B&N “Athena” Device Expected Next Week, Dracula Returns, and More

Adrian Versteegh

Every day Poets & Writers Magazine scans the headlines—from publishing reports to academic announcements to literary dispatches—for all the news that creative writers need to know. Here are today's stories:

Details leaked so far about the upcoming Barnes & Noble e-reader—which is expected to launch as early as next week—include the device’s name (“Athena”), photographs (courtesy of Gizmodo), and word that its designers have a history with Amazon and Apple (BusinessWeek).

Thousands of public libraries across the country have begun experimenting with digital lending (New York Times).

German firm txtr is releasing what it says is the first “open-source” e-reader—a device that comes preloaded with several e-books and allows access to about a million other free documents (Press Release).

As digital readers become increasingly prominent, experts debate the effects of electronic books on the brain (New York Times).
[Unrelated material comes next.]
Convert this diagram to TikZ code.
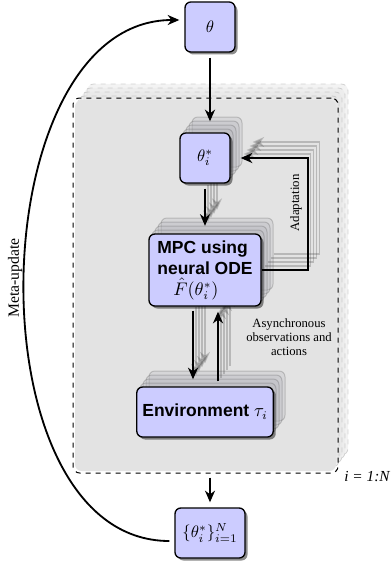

Meanwhile, Oxford neurologist and director of the Royal Institution Susan Greenfield questions the cognitive consequences of new media (BBC).

Nick Trautwein, formerly an editor at Penguin Press, has joined the New Yorker as the magazine’s newest senior editor (New York Observer).

A graphic novel by late pop star Michael Jackson has been garnering attention this week at the Frankfurt Book Fair (Publishers Weekly).

A Scottish politician is asking the EU to bestow “protected geographical status” on Edinburgh’s famous Chambers Dictionary in order to stop the publication from moving to London (Scotsman).

112 years after being stabbed through the heart, Dracula is returning in an “official” sequel penned by Bram Stoker’s great-grandnephew (USA Today).

A church in North Carolina is planning to celebrate Halloween the old-fashioned way: by holding a book-burning (Associated Press).